Ma vi sono anche altre analogie tra "Monte Grosso 2", in Basilicata, ed i titoli minerari abruzzesi: il pozzo esplorativo "Monte Grosso 2" ottenne il via libera dalla Giunta Regionale della Basilicata (Presidente Di Filippo, centrosinistra) il 5 novembre 2007; i titoli abruzzesi on shore Sulmona (petrolio!!) e Vomano (gas) vennero conferiti dopo il rilascio dell'Intesa da parte della Regione Abruzzo, avvenuto rispettivamente il 21 settembre 2006 ed il 14 marzo 2005. La Giunta Regionale era quella presieduta da Ottaviano Del Turco, strenuo difensore del progetto del Centro Oli di Ortona.
Se in Basilicata, già nel 2008, furono in diversi ad indicare nelle Coop ed in Unipol due tra i principali protagonisti del "giro" del petrolio lucano, altrove (Abruzzo compreso) ancora oggi si stenta ad inquadrare l'inizio del processo di involuzione petrolifera di quelle regioni in un più ampio contesto nazionale. Limite non da poco soprattutto per chi vorrebbe contrastare le compagnie petrolifere che, come noto, equiparano Stati e regioni a pure espressioni geografiche.

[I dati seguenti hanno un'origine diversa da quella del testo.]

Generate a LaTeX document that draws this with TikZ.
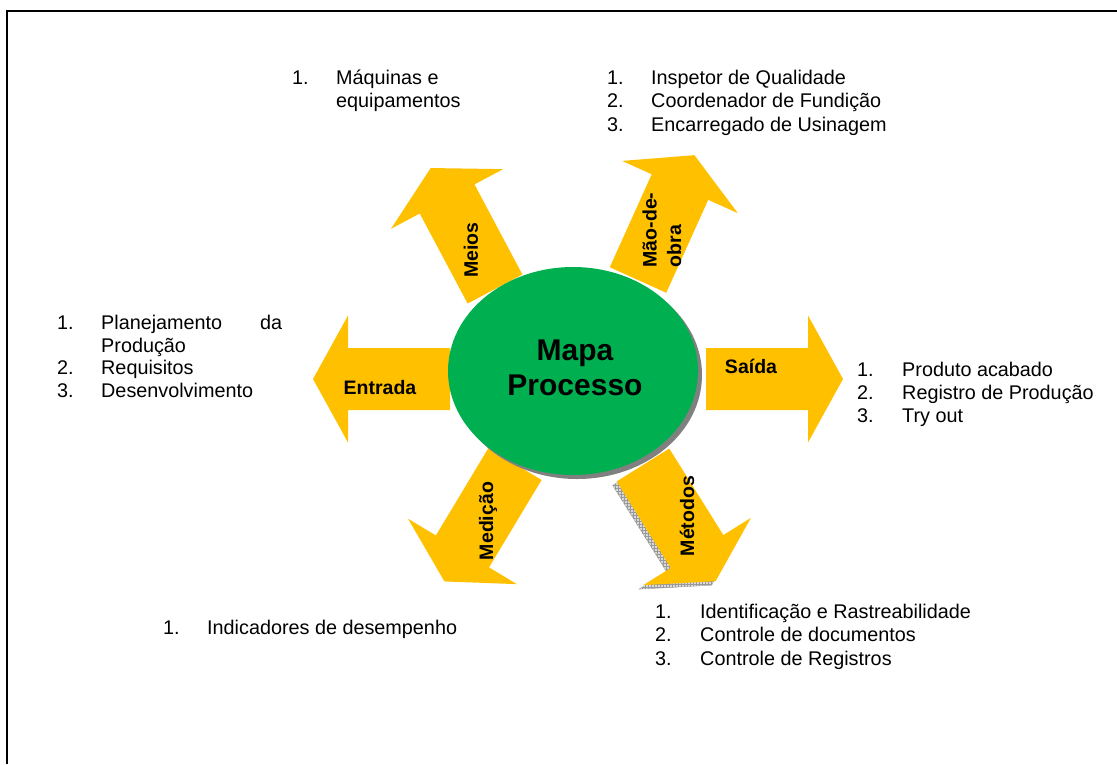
\documentclass[tikz,border=0pt]{standalone}
\usepackage{fontspec}
\setmainfont{Liberation Sans}
\usetikzlibrary{shapes.geometric,patterns}
\definecolor{arrowyellow}{HTML}{FFC000}
\definecolor{mapgreen}{HTML}{00B050}
\definecolor{shadowgray}{HTML}{808080}
\newcommand\lsttext[4]{%
  \node[txt] (#1) at (#2,#3) {#4};}
\begin{document}
\begin{tikzpicture}[x=1pt,y=-1pt,
  txt/.style={inner sep=0pt, anchor=base west, font=\fontsize{19.8}{23}\selectfont},
  lbl/.style={inner sep=0pt, font=\fontsize{19.5}{24.5}\selectfont\bfseries, align=left},
  blockarrow/.style={fill=arrowyellow, draw=none},
  arrowshadow/.style={fill=gray!30, draw=gray!70, line width=0.4pt},
  barrow/.pic={\path[blockarrow] (0,-31) -- (102,-31) -- (102,-63.5) -- (137,0) -- (102,63.5) -- (102,31) -- (0,31) -- cycle;},
  sarrow/.pic={\path[arrowshadow] (0,-31) -- (102,-31) -- (102,-63.5) -- (137,0) -- (102,63.5) -- (102,31) -- (0,31) -- cycle;
    \path[pattern=grid, pattern color=gray!80] (0,-31) -- (102,-31) -- (102,-63.5) -- (137,0) -- (102,63.5) -- (102,31) -- (0,31) -- cycle;}]
\useasboundingbox (0,0) rectangle (1117,764);
% frame
\coordinate (fbl) at (6.5,764);
\coordinate (ftl) at (6.5,11);
\coordinate (ftr) at (1117,11);
\draw[line width=2pt] (fbl) -- (ftl) -- (ftr);

% arrows
\pic[rotate=-58] at (639,469) {sarrow};
\pic at (706,379) {barrow};
\pic[rotate=180] at (450,379) {barrow};
\pic[rotate=118] at (495,289) {barrow};
\pic[rotate=65.7] at (638,280) {barrow};
\pic[rotate=-121] at (515,464) {barrow};
\pic[rotate=-58] at (643,465) {barrow};

% central ellipse
\node[ellipse, fill=shadowgray, minimum width=250pt, minimum height=208pt, inner sep=0pt] (mapashadow) at (577,375) {};
\node[ellipse, fill=mapgreen, minimum width=250pt, minimum height=208pt, inner sep=0pt] (mapa) at (573,371) {};
\node[inner sep=0pt, align=center, font=\fontsize{30}{35}\selectfont\bfseries] (mapatxt) at (575,368) {Mapa\\Processo};

% arrow labels
\node[lbl] (entrada) at (380,388) {Entrada};
\node[lbl] (saida) at (751,366) {Saída};
\node[lbl, rotate=90] (meios) at (471,250) {Meios};
\node[lbl, rotate=90] (maodeobra) at (662,230) {Mão-de-\\obra};
\node[lbl, rotate=90] (medicao) at (488,521) {Medição};
\node[lbl, rotate=90] (metodos) at (687,516) {Métodos};

% top-left list
\lsttext{mqa}{292}{84}{1.}
\lsttext{mqb}{336}{84}{Máquinas e}
\lsttext{mqc}{336}{107}{equipamentos}
% top-right list
\lsttext{mda}{607}{84}{1.}
\lsttext{mdb}{651}{84}{Inspetor de Qualidade}
\lsttext{mdc}{607}{107}{2.}
\lsttext{mdd}{651}{107}{Coordenador de Fundição}
\lsttext{mde}{607}{131}{3.}
\lsttext{mdf}{651}{131}{Encarregado de Usinagem}
% left list
\lsttext{ena}{57}{329}{1.}
\lsttext{enb}{101}{329}{\makebox[181pt][l]{Planejamento\hfill da}}
\lsttext{enc}{101}{352}{Produção}
\lsttext{end}{57}{374}{2.}
\lsttext{ene}{101}{374}{Requisitos}
\lsttext{enf}{57}{397}{3.}
\lsttext{eng}{101}{397}{Desenvolvimento}
% right list
\lsttext{saa}{857}{376}{1.}
\lsttext{sab}{902}{376}{Produto acabado}
\lsttext{sac}{857}{399}{2.}
\lsttext{sad}{902}{399}{Registro de Produção}
\lsttext{sae}{857}{422}{3.}
\lsttext{saf}{902}{422}{Try out}
% bottom-left list
\lsttext{mea}{163}{634}{1.}
\lsttext{meb}{207}{634}{Indicadores de desempenho}
% bottom-right list
\lsttext{mta}{655}{618}{1.}
\lsttext{mtb}{700}{618}{Identificação e Rastreabilidade}
\lsttext{mtc}{655}{641}{2.}
\lsttext{mtd}{700}{641}{Controle de documentos}
\lsttext{mte}{655}{665}{3.}
\lsttext{mtf}{700}{665}{Controle de Registros}
\end{tikzpicture}
\end{document}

Per tutte le ragioni storiche fin qui spiegate, riteniamo che sperare e confidare nel neo-eletto Presidente della Regione Abruzzo, al tempo favorevole, con Del Turco, alla realizzazione del Centro Oli di Ortona, perché batta i pugni sul tavolo del Premier Renzi o sistemi non si sa cosa nell'Italia futura prossima del Titolo V della Costituzione riformato e a guida egemone PD, sia cosa vana ed inconsistente rispetto alla dura pietra di cui è fatto quel gruppo di potere che in Abruzzo, come anche in Basilicata, ha "inventato" la Strategia Energetica Nazionale diversi anni prima che questa vedesse la luce nel marzo del 2013.
Quel gruppo di potere, a dispetto del tempo trascorso e della marcia dei 40.000 a Pescara, è ancora lì, pressoché inamovibile, più coeso di prima.